US 12,403,472 B2
Method for forming and respectively exporting droplet wrapping single particle in micro-fluidic chip
Teng Xu, Shandong (CN); Bo Ma, Shandong (CN); and Jian Xu, Shandong (CN)
Assigned to QINGDAO INSTITUTE OF BIOENERGY AND BIOPROCESS TECHNOLOGY, CHINESE ACADEMY OF SCIENCES, Shandong (CN)
Appl. No. 16/764,803
Filed by QINGDAO INSTITUTE OF BIOENERGY AND BIOPROCESS TECHNOLOGY, CHINESE ACADEMY OF SCIENCES, Shandong (CN)
PCT Filed Nov. 9, 2018, PCT No. PCT/CN2018/114807
§ 371(c)(1), (2) Date May 15, 2020,
PCT Pub. No. WO2019/096070, PCT Pub. Date May 23, 2019.
Claims priority of application No. 201711130429.2 (CN), filed on Nov. 15, 2017.

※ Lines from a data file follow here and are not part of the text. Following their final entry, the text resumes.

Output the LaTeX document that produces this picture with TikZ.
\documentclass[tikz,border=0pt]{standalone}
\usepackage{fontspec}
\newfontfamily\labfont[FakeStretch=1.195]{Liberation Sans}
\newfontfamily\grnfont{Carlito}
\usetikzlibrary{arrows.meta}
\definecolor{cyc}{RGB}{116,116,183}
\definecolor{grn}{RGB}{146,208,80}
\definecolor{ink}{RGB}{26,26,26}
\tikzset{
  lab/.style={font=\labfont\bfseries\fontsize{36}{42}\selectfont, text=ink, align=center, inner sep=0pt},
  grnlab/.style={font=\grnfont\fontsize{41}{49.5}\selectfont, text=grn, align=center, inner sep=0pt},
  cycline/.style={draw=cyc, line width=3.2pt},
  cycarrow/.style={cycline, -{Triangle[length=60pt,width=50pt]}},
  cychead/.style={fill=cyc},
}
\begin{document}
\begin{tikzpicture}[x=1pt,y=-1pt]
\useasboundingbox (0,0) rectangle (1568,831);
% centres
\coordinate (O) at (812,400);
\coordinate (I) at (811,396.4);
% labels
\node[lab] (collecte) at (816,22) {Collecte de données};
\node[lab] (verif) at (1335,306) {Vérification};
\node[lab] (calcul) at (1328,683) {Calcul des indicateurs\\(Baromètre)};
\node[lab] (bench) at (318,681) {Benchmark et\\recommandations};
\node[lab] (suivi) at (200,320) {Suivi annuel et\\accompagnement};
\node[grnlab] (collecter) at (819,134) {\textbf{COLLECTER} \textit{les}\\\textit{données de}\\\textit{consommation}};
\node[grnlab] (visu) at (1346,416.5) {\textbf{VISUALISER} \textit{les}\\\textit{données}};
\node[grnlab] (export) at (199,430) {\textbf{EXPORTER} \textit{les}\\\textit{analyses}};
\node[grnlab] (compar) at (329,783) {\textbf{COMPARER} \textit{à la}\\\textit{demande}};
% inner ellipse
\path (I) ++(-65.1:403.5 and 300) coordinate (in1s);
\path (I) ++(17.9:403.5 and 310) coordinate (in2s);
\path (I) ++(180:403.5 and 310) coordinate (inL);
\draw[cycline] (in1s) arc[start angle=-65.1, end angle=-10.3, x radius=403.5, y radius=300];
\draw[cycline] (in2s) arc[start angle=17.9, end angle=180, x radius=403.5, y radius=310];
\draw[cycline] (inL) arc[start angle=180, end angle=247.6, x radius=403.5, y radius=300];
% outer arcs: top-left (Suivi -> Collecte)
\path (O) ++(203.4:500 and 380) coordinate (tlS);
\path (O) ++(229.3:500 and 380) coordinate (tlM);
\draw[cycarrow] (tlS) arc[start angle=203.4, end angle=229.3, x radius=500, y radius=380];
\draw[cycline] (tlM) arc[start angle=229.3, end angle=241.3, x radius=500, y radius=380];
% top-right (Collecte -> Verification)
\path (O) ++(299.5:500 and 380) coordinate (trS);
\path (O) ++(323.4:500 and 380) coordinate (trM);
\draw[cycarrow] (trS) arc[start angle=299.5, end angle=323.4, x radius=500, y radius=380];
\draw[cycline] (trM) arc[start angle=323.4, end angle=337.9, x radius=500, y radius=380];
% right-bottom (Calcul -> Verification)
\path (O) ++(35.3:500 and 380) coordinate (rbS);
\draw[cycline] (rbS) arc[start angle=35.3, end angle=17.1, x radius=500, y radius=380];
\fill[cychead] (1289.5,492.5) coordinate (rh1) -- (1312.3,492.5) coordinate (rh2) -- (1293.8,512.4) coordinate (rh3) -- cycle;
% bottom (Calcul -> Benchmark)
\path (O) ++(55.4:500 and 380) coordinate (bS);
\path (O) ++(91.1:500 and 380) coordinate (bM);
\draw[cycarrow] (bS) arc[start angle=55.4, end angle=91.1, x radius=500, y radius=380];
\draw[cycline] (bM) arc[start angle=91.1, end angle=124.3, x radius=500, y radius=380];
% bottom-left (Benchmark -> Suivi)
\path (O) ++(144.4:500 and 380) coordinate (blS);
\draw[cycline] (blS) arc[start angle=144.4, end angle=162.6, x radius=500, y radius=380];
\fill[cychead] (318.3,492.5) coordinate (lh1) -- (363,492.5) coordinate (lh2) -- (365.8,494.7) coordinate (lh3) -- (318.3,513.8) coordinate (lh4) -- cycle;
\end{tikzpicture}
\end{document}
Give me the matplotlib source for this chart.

Prior Publication US 2020/0376490 A1, Dec. 3, 2020
Int. Cl. B01L 3/00 (2006.01)
CPC B01L 3/502761 (2013.01) [B01L 3/502715 (2013.01); B01L 2200/0652 (2013.01); B01L 2300/08 (2013.01); B01L 2400/0406 (2013.01); B01L 2400/043 (2013.01); B01L 2400/0457 (2013.01)] 2 Claims
OG exemplary drawing
 
1. A method for forming and exporting single microparticle-encapsulated droplets, wherein the method utilizes a microfluidic chip, the microfluidic chip comprising: a cover layer and a substrate layer; wherein the substrate layer comprises at least one sample channel, and the at least one sample channel comprises a microfluidic channel and a detection cell; and the cover layer comprises a sample injection hole and an oil storage well hole;
wherein the oil storage well hole and the substrate layer form an oil storage well; an inlet of the at least one sample channel is fluidically connected with the sample injection hole, and an outlet of the at least one sample channel is fluidically connected with the oil storage well, wherein the detection cell and the oil storage well hole are connected through a straight channel, the method comprising: (i) injecting an oil phase into the oil storage well; (ii) injecting an aqueous phase containing a microparticle into the at least one sample channel of the microfluidic chip through the sample injection hole; (iii) adjusting liquid flow in the at least one sample channel so that an interface between the microparticle phase and the oil phase in the oil storage well is steadily stationary nearby the outlet of the at least one sample channel; (iv) capturing a target microparticle with the microparticle capture device, moving the microfluidic chip, so that the target microparticle is dragged to a vicinity of the interface between the aqueous phase and oil phase by optical tweezers; (v) adjusting liquid flow in the at least one sample channel to allow the target microparticle to enter the oil storage well and to form liquid droplets encapsulating a single target microparticle; and (iv) exporting the droplets encapsulating the single target microparticle; wherein a method for adjusting liquid flow in the at least one sample channel is selected from the group consisting of gravity-driven adjusting, injection pump-driven adjusting, and peristaltic pump-driven adjusting and combinations thereof, and a method for exporting the droplets encapsulating the single target microparticle is selected from the group consisting of capillary tube exporting, pipette exporting and combinations thereof.